Task requirements
Print the lines starting at the line containing "Give me the matplotlib source for this chart." and ending at the line containing "plt.rcParams['font.family'] = ['Noto", exactly and in full, without the pictures.

Charts and diagrams as code:
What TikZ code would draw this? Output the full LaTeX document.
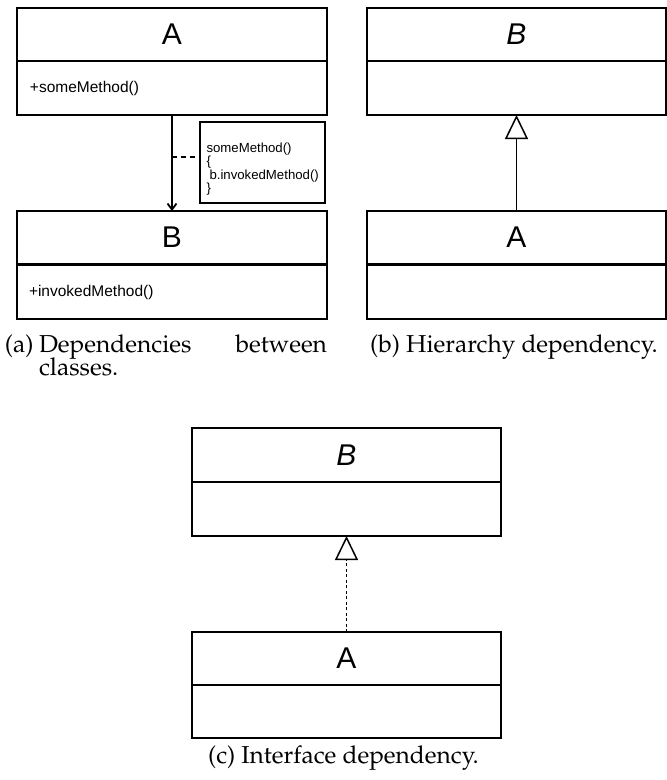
\documentclass[tikz,border=0pt]{standalone}
\usepackage[T1]{fontenc}
\usepackage{fontspec}
\setsansfont{Liberation Sans}
\usetikzlibrary{arrows.meta}
% Palatino-style caption face
\newcommand\captionface{\fontencoding{T1}\fontfamily{ppl}\fontsize{24.5}{24.5}\selectfont}

\begin{document}
\begin{tikzpicture}[x=1pt,y=-1pt,
  every node/.style={inner sep=0pt, outer sep=0pt},
  umlline/.style={line width=1.5pt, draw=black},
  classname/.style={umlline, draw, anchor=north west, minimum height=53pt,
    font=\sffamily\fontsize{30}{30}\selectfont},
  classbody/.style={umlline, draw, anchor=north west, minimum height=54pt},
  method/.style={anchor=west, font=\sffamily\fontsize{15.5}{15.5}\selectfont},
  capt/.style={font=\captionface},
  connector/.style={line width=1.8pt, draw=black},
  realize/.style={connector, -{Triangle[open, length=24pt, width=23pt, line width=1.5pt]}},
  uses/.style={connector, -{Straight Barb[length=6pt, width=9pt]}}
]
\useasboundingbox (0,0) rectangle (667,780);

% (a) class A calls into class B
\node[classname, minimum width=310pt] (aA) at (17,8) {A};
\node[classbody, minimum width=310pt] (aAbody) at (17,61) {};
\node[method] (aAm) at ([xshift=13pt]aAbody.west) {+someMethod()};
\node[classname, minimum width=310pt] (aB) at (17,211) {B};
\node[classbody, minimum width=310pt] (aBbody) at (17,265) {};
\node[method] (aBm) at ([xshift=12pt]aBbody.west) {+invokedMethod()};
\draw[uses] (aAbody.south) -- (aB.north);

\node[umlline, draw, anchor=north west, minimum width=125pt, minimum height=81pt] (note) at (200,122) {};
\node[anchor=north west, align=left, font=\sffamily\fontsize{13.2}{13.4}\selectfont] (notetext) at (206.5,143)
  {someMethod()\\\{\\\hspace*{3pt}b.invokedMethod()\\\}};
\coordinate (link) at (172,157);
\draw[connector, dash pattern=on 5pt off 4pt] (link) -- (link -| note.west);

\node[capt, anchor=base west] (capAl) at (5,352) {(a)};
\node[capt, anchor=base west] (capA1) at (39,352) {Dependencies};
\node[capt, anchor=base east] (capA2) at (327,352) {between};
\node[capt, anchor=base west] (capA3) at (39,375) {classes.};

% (b) inheritance
\node[classname, minimum width=299pt] (bB) at (367,8) {\itshape B};
\node[classbody, minimum width=299pt] (bBbody) at (367,61) {};
\node[classname, minimum width=299pt] (bA) at (367,211) {A};
\node[classbody, minimum width=299pt] (bAbody) at (367,265) {};
\draw[realize] (bA.north) -- (bBbody.south);
\node[capt, anchor=base] (capB) at (514,352) {(b) Hierarchy dependency.};

% (c) interface realisation
\node[classname, minimum width=309pt, minimum height=54pt] (cB) at (192,428) {\itshape B};
\node[classbody, minimum width=309pt] (cBbody) at (192,482) {};
\node[classname, minimum width=309pt] (cA) at (192,632) {A};
\node[classbody, minimum width=309pt, minimum height=53pt] (cAbody) at (192,685) {};
\draw[realize, dash pattern=on 3pt off 2.5pt] (cA.north) -- (cBbody.south);
\node[capt, anchor=base] (capC) at (343.5,763) {(c) Interface dependency.};
\end{tikzpicture}
\end{document}
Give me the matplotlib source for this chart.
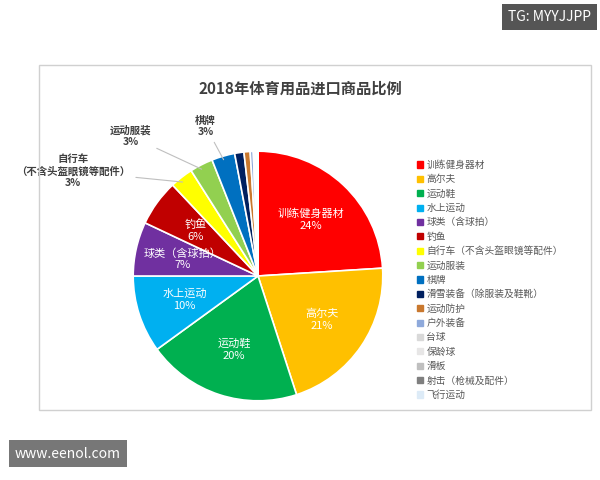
import matplotlib.pyplot as plt
import numpy as np

plt.rcParams['font.family'] = ['Noto Sans CJK SC', 'DejaVu Sans']

categories = ['训练健身器材', '高尔夫', '运动鞋', '水上运动', '球类（含球拍）', '钓鱼',
              '自行车（不含头盔眼镜等配件）', '运动服装', '棋牌', '滑雪装备（除服装及鞋靴）',
              '运动防护', '户外装备', '台球', '保龄球', '滑板', '射击（枪械及配件）', '飞行运动']
values = [24, 21, 20, 10, 7, 6, 3, 3, 3, 1.2, 0.8, 0.4, 0.2, 0.15, 0.1, 0.1, 0.05]
colors = ['#FF0000', '#FFC000', '#00B050', '#00B0F0', '#7030A0', '#C00000', '#FFFF00',
          '#92D050', '#0070C0', '#002060', '#C9782E', '#8EA9DB', '#D9D9D9', '#E7E6E6',
          '#BFBFBF', '#7F7F7F', '#DDEBF7']
inside_labels = {0: '训练健身器材\n24%', 1: '高尔夫\n21%', 2: '运动鞋\n20%', 3: '水上运动\n10%',
                 4: '球类（含球拍）\n7%', 5: '钓鱼\n6%'}
outside_labels = {6: ('自行车\n（不含头盔眼镜等配件）\n3%', (-1.48, 0.84)),
                  7: ('运动服装\n3%', (-1.02, 1.12)),
                  8: ('棋牌\n3%', (-0.42, 1.2))}

fig = plt.figure(figsize=(6, 4.8), dpi=100)
fig.patch.set_facecolor('white')
# chart frame
fig.add_artist(plt.Rectangle((0.065, 0.145), 0.92, 0.72, transform=fig.transFigure,
                             fill=False, edgecolor='#D0D0D0', lw=1))
ax = fig.add_axes([0.17, 0.10, 0.52, 0.65])
wedges, _ = ax.pie(values, colors=colors, startangle=90, counterclock=False,
                   wedgeprops=dict(edgecolor='white', linewidth=1.2))
ax.set_aspect('equal')

for i, w in enumerate(wedges):
    ang = np.deg2rad((w.theta1 + w.theta2) / 2)
    if i in inside_labels:
        r = 0.62
        ax.text(r * np.cos(ang), r * np.sin(ang), inside_labels[i], ha='center', va='center',
                color='white', fontsize=8)
    elif i in outside_labels:
        txt, pos = outside_labels[i]
        ax.annotate(txt, xy=(np.cos(ang) * 0.95, np.sin(ang) * 0.95), xytext=pos,
                    ha='center', va='center', fontsize=7.5, fontweight='bold', color='#404040',
                    arrowprops=dict(arrowstyle='-', color='#BFBFBF', lw=0.8))

fig.text(0.5, 0.805, '2018年体育用品进口商品比例', ha='center', fontsize=11,
         fontweight='bold', color='#404040')

handles = [plt.Rectangle((0, 0), 1, 1, color=c) for c in colors]
fig.legend(handles, categories, loc='upper left', bbox_to_anchor=(0.68, 0.685), frameon=False,
           fontsize=7, handlelength=0.6, handleheight=0.6, labelspacing=0.45,
           handletextpad=0.4, labelcolor='#595959')

fig.text(0.985, 0.965, 'TG: MYYJJPP', ha='right', va='center', color='white', fontsize=10,
         bbox=dict(boxstyle='square,pad=0.45', facecolor='#555555', edgecolor='none'))
fig.text(0.025, 0.055, 'www.eenol.com', ha='left', va='center', color='white', fontsize=10,
         bbox=dict(boxstyle='square,pad=0.45', facecolor='#777777', edgecolor='none'))

plt.savefig('out.png', dpi=100)
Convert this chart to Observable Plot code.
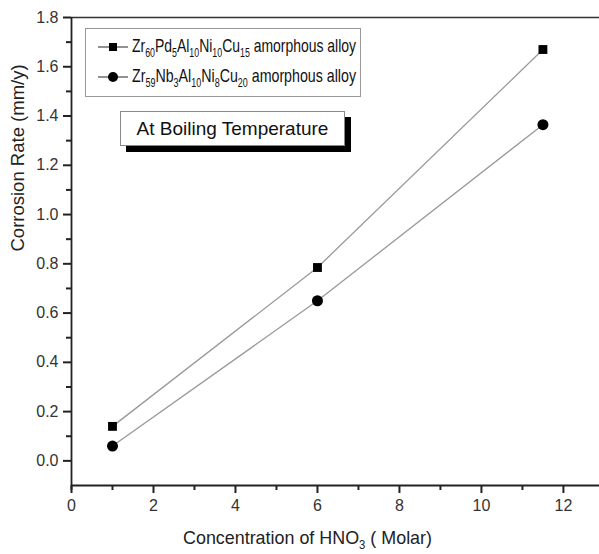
<!DOCTYPE html>
<html><head><meta charset="utf-8">
<script src="https://cdn.jsdelivr.net/npm/d3@7"></script>
<script src="https://cdn.jsdelivr.net/npm/@observablehq/plot@0.6"></script>
<style>
body{margin:0;background:#fff;font-family:"Liberation Sans",Arial,sans-serif;}
#wrap{position:relative;width:599px;height:554px;}
.legend{position:absolute;left:85px;top:28px;width:276px;height:69px;border:1px solid #999;background:#fff;box-sizing:border-box;}
.row{position:absolute;left:12px;height:20px;white-space:nowrap;}
.row svg{position:absolute;left:0;top:4px;}
.row .txt{position:absolute;left:34px;top:-2px;font-size:19px;color:#111;transform-origin:0 50%;display:inline-block;}
sub{font-size:12px;vertical-align:-5px;line-height:0;}
.note{position:absolute;left:120px;top:111px;width:225px;height:35px;border:1px solid #888;background:#fff;box-sizing:border-box;box-shadow:6px 6px 0 #000;font-size:19px;color:#111;text-align:center;line-height:33px;}
.xlab{position:absolute;top:527px;font-size:19px;color:#222;white-space:nowrap;transform-origin:0 50%;}
</style></head>
<body><div id="wrap"></div>
<script>
const xVals = [1, 6, 11.5];
const pdAlloy = [0.14, 0.785, 1.67];
const nbAlloy = [0.06, 0.65, 1.365];
const yMajor = [0, 0.2, 0.4, 0.6, 0.8, 1.0, 1.2, 1.4, 1.6, 1.8];
const yMinor = [0.1, 0.3, 0.5, 0.7, 0.9, 1.1, 1.3, 1.5, 1.7];
const xMajor = [0, 2, 4, 6, 8, 10, 12];
const xMinor = [1, 3, 5, 7, 9, 11];

const pdRows = xVals.map((x, i) => ({x, y: pdAlloy[i]}));
const nbRows = xVals.map((x, i) => ({x, y: nbAlloy[i]}));
const axisStroke = "#222";

const chart = Plot.plot({
  width: 599, height: 554,
  marginLeft: 71, marginTop: 17, marginBottom: 69, marginRight: 0,
  style: {fontFamily: "Liberation Sans, Arial, sans-serif", background: "#fff", color: "#222"},
  x: {domain: [0, 12.88]},
  y: {domain: [-0.1, 1.8]},
  marks: [
    Plot.ruleY([1.8], {stroke: "#333", strokeWidth: 1.4}),
    Plot.ruleY(yMajor, {y: d => d, x1: 0, x2: 0, insetLeft: -8, stroke: axisStroke, strokeWidth: 2}),
    Plot.ruleY(yMinor, {y: d => d, x1: 0, x2: 0, insetLeft: -5, stroke: axisStroke, strokeWidth: 2}),
    Plot.ruleX(xMajor, {x: d => d, y1: -0.1, y2: -0.1, insetBottom: -8, stroke: axisStroke, strokeWidth: 2}),
    Plot.ruleX(xMinor, {x: d => d, y1: -0.1, y2: -0.1, insetBottom: -5, stroke: axisStroke, strokeWidth: 2}),
    Plot.ruleY([-0.1], {stroke: axisStroke, strokeWidth: 1.8}),
    Plot.ruleX([0], {stroke: axisStroke, strokeWidth: 1.8, insetBottom: -5}),
    Plot.axisY({ticks: yMajor, tickSize: 0, tickPadding: 13, tickFormat: d3.format(".1f"), fontSize: 16, fill: "#333", label: null}),
    Plot.axisX({ticks: xMajor, tickSize: 0, tickPadding: 14, fontSize: 16, fill: "#333", label: null}),
    Plot.text(["Corrosion Rate (mm/y)"], {frameAnchor: "left", rotate: -90, dx: -53, fontSize: 18.5, fill: "#222"}),
    Plot.line(pdRows, {x: "x", y: "y", stroke: "#999", strokeWidth: 1.3}),
    Plot.line(nbRows, {x: "x", y: "y", stroke: "#999", strokeWidth: 1.3}),
    Plot.dot(pdRows, {x: "x", y: "y", symbol: "square", r: 5, fill: "#000", stroke: "none"}),
    Plot.dot(nbRows, {x: "x", y: "y", symbol: "circle", r: 5.5, fill: "#000", stroke: "none"})
  ]
});
const wrap = document.getElementById("wrap");
wrap.appendChild(chart);

const sq = '<svg width="30" height="12"><line x1="0" y1="6" x2="30" y2="6" stroke="#555" stroke-width="1.3"/><rect x="11" y="2" width="8" height="8" fill="#000"/></svg>';
const ci = '<svg width="30" height="12"><line x1="0" y1="6" x2="30" y2="6" stroke="#555" stroke-width="1.3"/><circle cx="15" cy="6" r="5" fill="#000"/></svg>';
const legend = document.createElement("div");
legend.className = "legend";
legend.innerHTML =
  '<div class="row" style="top:8px">' + sq + '<span class="txt">Zr<sub>60</sub>Pd<sub>5</sub>Al<sub>10</sub>Ni<sub>10</sub>Cu<sub>15</sub> amorphous alloy</span></div>' +
  '<div class="row" style="top:38px">' + ci + '<span class="txt">Zr<sub>59</sub>Nb<sub>3</sub>Al<sub>10</sub>Ni<sub>8</sub>Cu<sub>20</sub> amorphous alloy</span></div>';
wrap.appendChild(legend);
legend.querySelectorAll(".txt").forEach(t => {
  const w = t.getBoundingClientRect().width;
  t.style.transform = `scaleX(${224 / w})`;
});
const note = document.createElement("div");
note.className = "note";
note.textContent = "At Boiling Temperature";
wrap.appendChild(note);
const xlab = document.createElement("div");
xlab.className = "xlab";
xlab.innerHTML = 'Concentration of HNO<sub>3</sub> ( Molar)';
wrap.appendChild(xlab);
const xw = xlab.getBoundingClientRect().width;
xlab.style.left = "183px";
xlab.style.transform = `scaleX(${249 / xw})`;
</script></body></html>
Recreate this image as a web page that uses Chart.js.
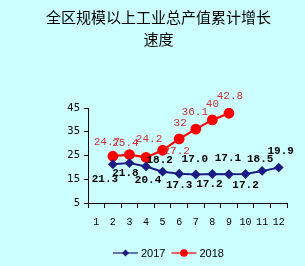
<!DOCTYPE html>
<html>
<head>
<meta charset="utf-8">
<script src="https://cdn.jsdelivr.net/npm/chart.js@4/dist/chart.umd.min.js"></script>
<style>
  html, body { margin: 0; padding: 0; background: #ccffff; }
  #wrap { width: 305px; height: 266px; }
</style>
</head>
<body>
<div id="wrap"><canvas id="myChart"></canvas></div>
<script>
const months = ["1", "2", "3", "4", "5", "6", "7", "8", "9", "10", "11", "12"];
const data2017 = [null, 21.3, 21.8, 20.4, 18.2, 17.3, 17.0, 17.2, 17.1, 17.2, 18.5, 19.9];
const data2018 = [null, 24.7, 25.4, 24.2, 27.2, 32, 36.1, 40, 42.8, null, null, null];
const labels2017 = ["", "21.3", "21.8", "20.4", "18.2", "17.3", "17.0", "17.2", "17.1", "17.2", "18.5", "19.9"];
const labels2018 = ["", "24.7", "25.4", "24.2", "27.2", "32", "36.1", "40", "42.8", "", "", ""];
const yTicks = [5, 15, 25, 35, 45];

// where each value label sits relative to its point
const offs2017 = [null, [-8, 15], [-4, 10], [2, 14], [-3, -11], [0, 11], [-1, -15], [-3, 10], [-1, -16], [0, 11], [-2, -12], [2, -16]];
const offs2018 = [null, [-6, -14], [-4, -11], [3, -18], [14, 1], [1, -16], [-1, -17], [0, -16], [1, -17]];

const NAVY = "#1c1c84";
const RED = "#ff0000";

const valueLabels = {
  id: "valueLabels",
  afterDatasetsDraw(chart) {
    const ctx = chart.ctx;
    ctx.save();
    ctx.textAlign = "center";
    ctx.textBaseline = "middle";
    chart.data.datasets.forEach((ds, i) => {
      const meta = chart.getDatasetMeta(i);
      meta.data.forEach((pt, j) => {
        const txt = ds.valueText[j];
        if (!txt) return;
        const o = ds.valueOffs[j];
        ctx.font = ds.valueFont;
        ctx.fillStyle = ds.valueColor;
        ctx.fillText(txt, pt.x + o[0], pt.y + o[1]);
      });
    });
    ctx.restore();
  },
};

// legend: short line with the marker through it, then the year
const lineLegend = {
  id: "lineLegend",
  afterDraw(chart) {
    const ctx = chart.ctx;
    const y = chart.height - 13;
    let x = 113;
    ctx.save();
    ctx.font = "11px 'Liberation Sans'";
    ctx.textBaseline = "middle";
    chart.data.datasets.forEach((ds) => {
      const w = 25;
      ctx.strokeStyle = ds.borderColor;
      ctx.lineWidth = 1.2;
      ctx.beginPath();
      ctx.moveTo(x, y);
      ctx.lineTo(x + w, y);
      ctx.stroke();
      ctx.fillStyle = ds.borderColor;
      ctx.beginPath();
      const cx = x + w / 2;
      if (ds.pointStyle === "circle") {
        ctx.arc(cx, y, 3.8, 0, Math.PI * 2);
      } else {
        ctx.moveTo(cx, y - 3.5);
        ctx.lineTo(cx + 3.5, y);
        ctx.lineTo(cx, y + 3.5);
        ctx.lineTo(cx - 3.5, y);
        ctx.closePath();
      }
      ctx.fill();
      ctx.fillStyle = "#000000";
      ctx.fillText(ds.label, x + w + 3, y + 1);
      x += w + 3 + ctx.measureText(ds.label).width + 6;
    });
    ctx.restore();
  },
};

const ctx = document.getElementById("myChart").getContext("2d");
const myChart = new Chart(ctx, {
  type: "line",
  data: {
    labels: months,
    datasets: [
      {
        label: "2017",
        data: data2017,
        borderColor: NAVY,
        backgroundColor: NAVY,
        borderWidth: 2,
        pointStyle: "rectRot",
        pointRadius: 3.5,
        pointHoverRadius: 3.5,
        valueText: labels2017,
        valueOffs: offs2017,
        valueFont: "bold 11px 'Liberation Mono'",
        valueColor: "#000000",
      },
      {
        label: "2018",
        data: data2018,
        borderColor: RED,
        backgroundColor: RED,
        borderWidth: 2.2,
        pointStyle: "circle",
        pointRadius: 4.3,
        pointHoverRadius: 4.3,
        valueText: labels2018,
        valueOffs: offs2018,
        valueFont: "11px 'Liberation Mono'",
        valueColor: "#cc3333",
      },
    ],
  },
  options: {
    responsive: true,
    maintainAspectRatio: false,
    animation: false,
    layout: { padding: { left: 30, right: 18, top: 0, bottom: 25 } },
    scales: {
      x: {
        offset: true,
        border: { color: "#000000", width: 1 },
        grid: { offset: true, drawOnChartArea: false, tickLength: 5, color: "#000000" },
        ticks: { color: "#000000", font: { family: "'Liberation Mono'", size: 10 }, padding: 8, maxRotation: 0, autoSkip: false },
        afterFit: (scale) => { scale.height = 38; },
      },
      y: {
        min: 5,
        max: 45,
        afterBuildTicks: (scale) => { scale.ticks = yTicks.map((v) => ({ value: v })); },
        border: { color: "#000000", width: 1 },
        grid: { drawOnChartArea: false, tickLength: 4, color: "#000000" },
        ticks: { color: "#000000", font: { family: "'DejaVu Sans'", size: 10 }, padding: 4 },
        afterFit: (scale) => { scale.width = 58; },
      },
    },
    plugins: {
      title: {
        display: true,
        text: ["全区规模以上工业总产值累计增长", "速度"],
        color: "#000000",
        font: { family: "'Noto Sans CJK SC'", size: 15, weight: "normal", lineHeight: 1.5 },
        padding: { top: 6, bottom: 57 },
      },
      legend: { display: false },
      tooltip: { enabled: false },
    },
  },
  plugins: [valueLabels, lineLegend],
});
</script>
</body>
</html>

Full solution
Give me the matplotlib source for this chart.
import matplotlib.pyplot as plt
import numpy as np

plt.rcParams['font.family'] = ['Noto Sans CJK SC', 'DejaVu Sans']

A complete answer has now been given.